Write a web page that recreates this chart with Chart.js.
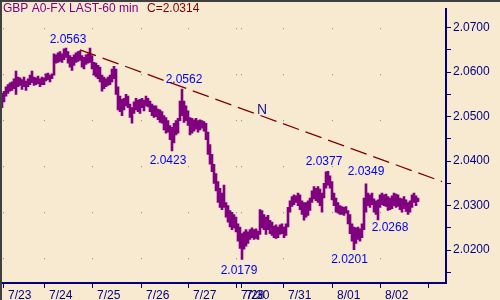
<!DOCTYPE html>
<html lang="en">
<head>
<meta charset="UTF-8">
<title>GBP A0-FX LAST-60 min</title>
<script src="https://cdn.jsdelivr.net/npm/chart.js"></script>
<style>
  html, body { margin: 0; padding: 0; background: #f8ead1; }
  canvas { display: block; }
</style>
</head>
<body>
<canvas id="fx" width="500" height="300"></canvas>
<script>
// hourly bars, index 0 = first bar shown (7/23)
const barHigh = [
  2.0552, 2.0557, 2.0567, 2.0572, 2.0576, 2.0578, 2.0585, 2.0602, 2.0589, 2.0587,
  2.0583, 2.0589, 2.0580, 2.0585, 2.0593, 2.0602, 2.0589, 2.0587, 2.0591, 2.0585,
  2.0589, 2.0587, 2.0596, 2.0598, 2.0593, 2.0596, 2.0641, 2.0639, 2.0643, 2.0646,
  2.0641, 2.0652, 2.0654, 2.0646, 2.0637, 2.0633, 2.0639, 2.0643, 2.0646, 2.0648,
  2.0637, 2.0633, 2.0639, 2.0641, 2.0654, 2.0637, 2.0622, 2.0620, 2.0615, 2.0611,
  2.0593, 2.0589, 2.0585, 2.0589, 2.0593, 2.0607, 2.0613, 2.0607, 2.0567, 2.0546,
  2.0539, 2.0541, 2.0550, 2.0546, 2.0528, 2.0520, 2.0533, 2.0541, 2.0537, 2.0539,
  2.0541, 2.0537, 2.0546, 2.0541, 2.0535, 2.0528, 2.0524, 2.0524, 2.0517, 2.0515,
  2.0511, 2.0502, 2.0498, 2.0491, 2.0480, 2.0476, 2.0485, 2.0491, 2.0496, 2.0535,
  2.0562, 2.0535, 2.0524, 2.0513, 2.0498, 2.0496, 2.0493, 2.0496, 2.0491, 2.0493,
  2.0491, 2.0489, 2.0485, 2.0465, 2.0437, 2.0415, 2.0393, 2.0372, 2.0354, 2.0339,
  2.0328, 2.0346, 2.0307, 2.0300, 2.0289, 2.0285, 2.0280, 2.0274, 2.0259, 2.0252,
  2.0237, 2.0241, 2.0246, 2.0241, 2.0246, 2.0250, 2.0246, 2.0248, 2.0243, 2.0291,
  2.0289, 2.0280, 2.0274, 2.0278, 2.0267, 2.0263, 2.0254, 2.0257, 2.0252, 2.0257,
  2.0259, 2.0252, 2.0259, 2.0296, 2.0311, 2.0320, 2.0324, 2.0322, 2.0328, 2.0324,
  2.0311, 2.0307, 2.0307, 2.0311, 2.0317, 2.0333, 2.0343, 2.0339, 2.0343, 2.0337,
  2.0328, 2.0350, 2.0376, 2.0377, 2.0367, 2.0354, 2.0328, 2.0317, 2.0307, 2.0300,
  2.0298, 2.0296, 2.0298, 2.0289, 2.0280, 2.0259, 2.0252, 2.0250, 2.0252, 2.0248,
  2.0259, 2.0317, 2.0349, 2.0328, 2.0324, 2.0328, 2.0315, 2.0311, 2.0313, 2.0324,
  2.0328, 2.0324, 2.0326, 2.0320, 2.0317, 2.0322, 2.0328, 2.0326, 2.0324, 2.0317,
  2.0315, 2.0320, 2.0313, 2.0307, 2.0311, 2.0324, 2.0328, 2.0322, 2.0317
];
const barLow = [
  2.0520, 2.0533, 2.0546, 2.0552, 2.0557, 2.0559, 2.0563, 2.0550, 2.0567, 2.0570,
  2.0561, 2.0567, 2.0559, 2.0567, 2.0572, 2.0576, 2.0570, 2.0572, 2.0574, 2.0567,
  2.0572, 2.0572, 2.0580, 2.0583, 2.0578, 2.0585, 2.0593, 2.0620, 2.0622, 2.0624,
  2.0622, 2.0628, 2.0633, 2.0620, 2.0611, 2.0604, 2.0615, 2.0622, 2.0624, 2.0626,
  2.0611, 2.0607, 2.0617, 2.0620, 2.0622, 2.0607, 2.0593, 2.0589, 2.0585, 2.0578,
  2.0557, 2.0563, 2.0567, 2.0570, 2.0572, 2.0578, 2.0585, 2.0550, 2.0515, 2.0511,
  2.0502, 2.0515, 2.0524, 2.0520, 2.0498, 2.0485, 2.0507, 2.0515, 2.0511, 2.0507,
  2.0520, 2.0513, 2.0524, 2.0522, 2.0511, 2.0502, 2.0498, 2.0500, 2.0493, 2.0487,
  2.0485, 2.0470, 2.0463, 2.0465, 2.0448, 2.0423, 2.0441, 2.0459, 2.0463, 2.0491,
  2.0502, 2.0487, 2.0491, 2.0480, 2.0459, 2.0463, 2.0467, 2.0472, 2.0465, 2.0470,
  2.0474, 2.0467, 2.0448, 2.0415, 2.0393, 2.0376, 2.0350, 2.0333, 2.0307, 2.0296,
  2.0291, 2.0296, 2.0274, 2.0263, 2.0252, 2.0246, 2.0250, 2.0241, 2.0220, 2.0204,
  2.0179, 2.0202, 2.0209, 2.0215, 2.0224, 2.0228, 2.0224, 2.0226, 2.0224, 2.0235,
  2.0250, 2.0246, 2.0235, 2.0246, 2.0237, 2.0233, 2.0228, 2.0226, 2.0228, 2.0235,
  2.0237, 2.0228, 2.0233, 2.0252, 2.0285, 2.0298, 2.0302, 2.0307, 2.0300, 2.0291,
  2.0280, 2.0267, 2.0274, 2.0278, 2.0289, 2.0307, 2.0315, 2.0311, 2.0307, 2.0300,
  2.0285, 2.0317, 2.0339, 2.0346, 2.0339, 2.0313, 2.0300, 2.0285, 2.0283, 2.0280,
  2.0280, 2.0278, 2.0283, 2.0259, 2.0237, 2.0220, 2.0201, 2.0215, 2.0224, 2.0220,
  2.0228, 2.0246, 2.0285, 2.0300, 2.0296, 2.0302, 2.0285, 2.0280, 2.0268, 2.0296,
  2.0302, 2.0300, 2.0298, 2.0289, 2.0291, 2.0293, 2.0300, 2.0296, 2.0298, 2.0291,
  2.0285, 2.0293, 2.0287, 2.0280, 2.0285, 2.0296, 2.0307, 2.0300, 2.0309
];
const lastClose = '2.0314';

// day boundaries (in bar index) and their labels
const dayTickIdx = [0.5, 21, 45, 69.5, 93, 117, 119.5, 140.5, 165, 189, 213];
const dayLabels = ['7/23', '7/24', '7/25', '7/26', '7/27', '7/28', '7/30', '7/31', '8/01', '8/02', ''];

const priceTicks = [2.015, 2.020, 2.025, 2.030, 2.035, 2.040, 2.045, 2.050, 2.055, 2.060, 2.065, 2.070];

// trendline "N"
const trendIdx = [39, 220];
const trendVal = [2.0650, 2.0354];

// text notes on the chart
const noteText = ['2.0563', '2.0562', '2.0423', '2.0179', '2.0377', '2.0349', '2.0201', '2.0268', 'N'];
const noteIdx  = [33, 91, 83, 118.5, 161, 182, 173.75, 194, 130];
const noteVal  = [2.0673, 2.0584, 2.0402, 2.0154, 2.0399, 2.0376, 2.0179, 2.0250, 2.0515];

const FONT = '"Liberation Sans", Arial, sans-serif';
const NAVY = '#000080';
const BG = '#f8ead1';

const chrome = {
  id: 'chrome',
  beforeDraw(chart) {
    const c = chart.ctx;
    c.save();
    c.fillStyle = BG;
    c.fillRect(0, 0, chart.width, chart.height);
    c.restore();
  },
  afterDraw(chart) {
    const c = chart.ctx;
    c.save();
    c.fillStyle = '#404040';
    c.fillRect(0, 0, chart.width, 2);
    c.fillRect(0, 0, 2, chart.height);
    c.font = '12px ' + FONT;
    c.textBaseline = 'middle';
    c.textAlign = 'left';
    c.fillStyle = '#800080';
    c.fillText('GBP A0-FX LAST-60 min', 3, 8.5);
    c.fillStyle = '#800000';
    c.fillText('C=' + lastClose, 147, 8.5);
    c.restore();
  }
};

const notes = {
  id: 'notes',
  afterDatasetsDraw(chart) {
    const c = chart.ctx, xs = chart.scales.x, ys = chart.scales.y;
    c.save();
    c.textAlign = 'center';
    c.textBaseline = 'middle';
    noteText.forEach((t, i) => {
      const isN = t === 'N';
      c.font = (isN ? '14px ' : '12px ') + FONT;
      c.fillStyle = isN ? '#1c1c8c' : '#0000ff';
      c.fillText(t, xs.getPixelForValue(noteIdx[i]), ys.getPixelForValue(noteVal[i]));
    });
    c.restore();
  }
};

new Chart(document.getElementById('fx'), {
  type: 'bar',
  data: {
    datasets: [
      {
        type: 'line',
        data: trendIdx.map((x, i) => ({ x: x, y: trendVal[i] })),
        borderColor: '#800000',
        borderWidth: 1.3,
        borderDash: [17, 7],
        pointRadius: 0,
        fill: false
      },
      {
        data: barHigh.map((h, i) => ({ x: i, y: [barLow[i], h] })),
        backgroundColor: '#800080',
        borderWidth: 0,
        borderSkipped: false,
        barThickness: 2,
        grouped: false
      }
    ]
  },
  options: {
    responsive: false,
    animation: false,
    devicePixelRatio: 1,
    layout: { padding: 0 },
    plugins: { legend: { display: false }, tooltip: { enabled: false } },
    scales: {
      x: {
        type: 'linear',
        min: -1,
        max: 222,
        offset: false,
        afterBuildTicks: s => { s.ticks = dayTickIdx.map(v => ({ value: v })); },
        afterFit: s => { s.height = 17; },
        grid: {
          offset: false,
          color: ctx => ctx.index === dayTickIdx.length - 1 ? 'rgba(0,0,0,0)' : '#808080',
          lineWidth: 1,
          tickColor: NAVY,
          tickLength: 5
        },
        border: { color: NAVY, width: 2, dash: [1, 45], dashOffset: 27 },
        ticks: {
          autoSkip: false,
          maxRotation: 0,
          align: 'start',
          labelOffset: 5,
          padding: 0,
          color: NAVY,
          font: { family: FONT, size: 12 },
          callback: (v, i) => dayLabels[i]
        }
      },
      y: {
        position: 'right',
        min: 2.01261,
        max: 2.07413,
        beginAtZero: false,
        afterBuildTicks: s => { s.ticks = priceTicks.map(v => ({ value: v })); },
        afterFit: s => { s.width = 54; },
        grid: { drawOnChartArea: false, tickColor: NAVY, tickLength: 5 },
        border: { color: NAVY, width: 2 },
        ticks: {
          padding: 2,
          color: NAVY,
          font: { family: FONT, size: 12 },
          callback: v => Math.round(v * 10000) % 100 === 0 ? v.toFixed(4) : ''
        }
      }
    }
  },
  plugins: [chrome, notes]
});
</script>
</body>
</html>
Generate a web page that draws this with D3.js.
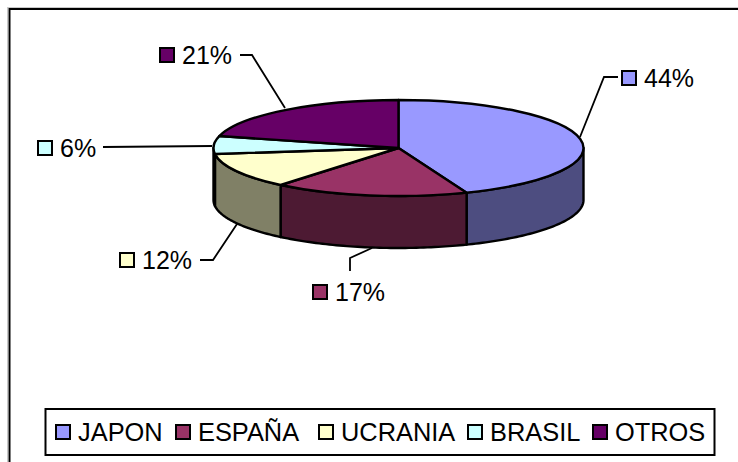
<!DOCTYPE html>
<html lang="en">
<head>
<meta charset="UTF-8">
<title>Pie</title>
<script src="https://d3js.org/d3.v7.min.js"></script>
<style>
    html, body { margin: 0; padding: 0; background: #fff; overflow: hidden; }
    svg { display: block; }
    text { font-family: "Liberation Sans", Arial, sans-serif; fill: #000; }
</style>
</head>
<body>
<svg id="chart" width="738" height="462"></svg>
<script>
    // data
    const categories = ["JAPON", "ESPAÑA", "UCRANIA", "BRASIL", "OTROS"];
    const shares = [44, 17, 12, 6, 21];
    const topColors = ["#9999ff", "#993366", "#ffffcc", "#ccffff", "#660066"];
    const sideColors = ["#4d4d80", "#4d1a33", "#808066", "#668080", "#330033"];

    const svg = d3.select("#chart");

    // chart frame, right and bottom sides fall outside the picture
    svg.append("rect")
        .attr("x", 7.5).attr("y", 7.5)
        .attr("width", 800).attr("height", 600)
        .attr("fill", "none").attr("stroke", "#c8c8c8").attr("stroke-width", 1);
    svg.append("rect")
        .attr("x", 9.5).attr("y", 9)
        .attr("width", 800).attr("height", 600)
        .attr("fill", "#fff").attr("stroke", "#000").attr("stroke-width", 2);

    // pie geometry, squashed circle
    const cx = 398.5, cy = 148, rx = 185, ry = 48, depth = 52;
    const pie = d3.pie().sort(null).value(d => d)(shares);
    const ex = a => cx + rx * Math.sin(a);
    const ey = a => cy - ry * Math.cos(a);

    // outside wall, only the part facing us
    const wall = (a0, a1) => {
        const from = Math.max(a0, Math.PI / 2), to = Math.min(a1, Math.PI * 1.5);
        if (from >= to) return null;
        const steps = d3.range(from, to, 0.02).concat(to);
        const pts = steps.map(a => [ex(a), ey(a)])
            .concat(steps.slice().reverse().map(a => [ex(a), ey(a) + depth]));
        return d3.line()(pts) + "Z";
    };

    const lineW = 2.4;
    svg.append("g").selectAll("path")
        .data(pie)
        .join("path")
        .attr("d", d => wall(d.startAngle, d.endAngle))
        .attr("fill", (d, i) => sideColors[i])
        .attr("stroke", "#000").attr("stroke-width", lineW).attr("stroke-linejoin", "round");

    const arc = d3.arc().innerRadius(0).outerRadius(rx);
    svg.append("g")
        .attr("transform", `translate(${cx},${cy}) scale(1,${ry / rx})`)
        .selectAll("path")
        .data(pie)
        .join("path")
        .attr("d", arc)
        .attr("fill", (d, i) => topColors[i])
        .attr("stroke", "#000").attr("stroke-width", lineW)
        .attr("vector-effect", "non-scaling-stroke").attr("stroke-linejoin", "round");

    // data labels, swatch left edge and text baseline, then leader polyline
    const labelLayout = [
        {x: 621, y: 87, leader: [[618, 77], [604, 77], [580, 137]]},
        {x: 312, y: 301, leader: [[350, 271], [350, 258], [372, 248]]},
        {x: 119, y: 269, leader: [[200, 260], [213, 260], [237, 224]]},
        {x: 37, y: 157, leader: [[103, 147], [212, 146]]},
        {x: 159, y: 64, leader: [[240, 55], [252, 55], [285, 108]]}
    ];

    const labels = svg.append("g").selectAll("g")
        .data(pie)
        .join("g");
    labels.append("path")
        .attr("d", (d, i) => d3.line()(labelLayout[i].leader))
        .attr("fill", "none").attr("stroke", "#000").attr("stroke-width", 1.8);
    labels.append("rect")
        .attr("x", (d, i) => labelLayout[i].x + 1)
        .attr("y", (d, i) => labelLayout[i].y - 16)
        .attr("width", 14).attr("height", 14)
        .attr("fill", (d, i) => topColors[i])
        .attr("stroke", "#000").attr("stroke-width", 2);
    labels.append("text")
        .attr("x", (d, i) => labelLayout[i].x + 23)
        .attr("y", (d, i) => labelLayout[i].y)
        .attr("font-size", 25)
        .text(d => d.value + "%");

    // legend
    const legendX = [55, 175, 318, 467, 592];
    const legend = svg.append("g");
    legend.append("rect")
        .attr("x", 45.5).attr("y", 409)
        .attr("width", 669).attr("height", 46)
        .attr("fill", "#fff").attr("stroke", "#000").attr("stroke-width", 2);
    const items = legend.selectAll("g.item")
        .data(categories)
        .join("g")
        .attr("class", "item")
        .attr("transform", (d, i) => `translate(${legendX[i]},0)`);
    items.append("rect")
        .attr("x", 1).attr("y", 425)
        .attr("width", 14).attr("height", 14)
        .attr("fill", (d, i) => topColors[i])
        .attr("stroke", "#000").attr("stroke-width", 2);
    items.append("text")
        .attr("x", 23).attr("y", 441)
        .attr("font-size", 25.4)
        .text(d => d);
</script>
</body>
</html>
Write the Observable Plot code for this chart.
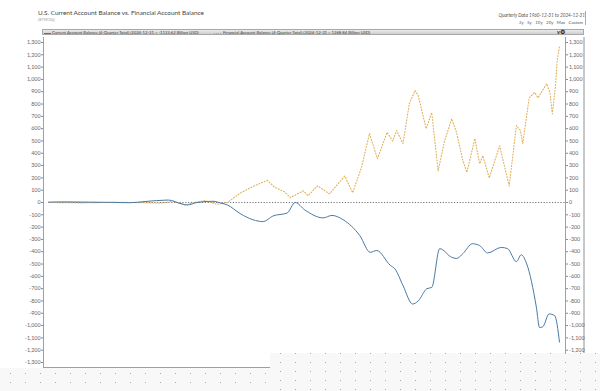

+ + + + + + +

Exercise requirements: Copy out each line of the records where the string "that" appears.

Task result:
Write a web page that recreates this chart with Chart.js.
Generate a web page that draws this with D3.js.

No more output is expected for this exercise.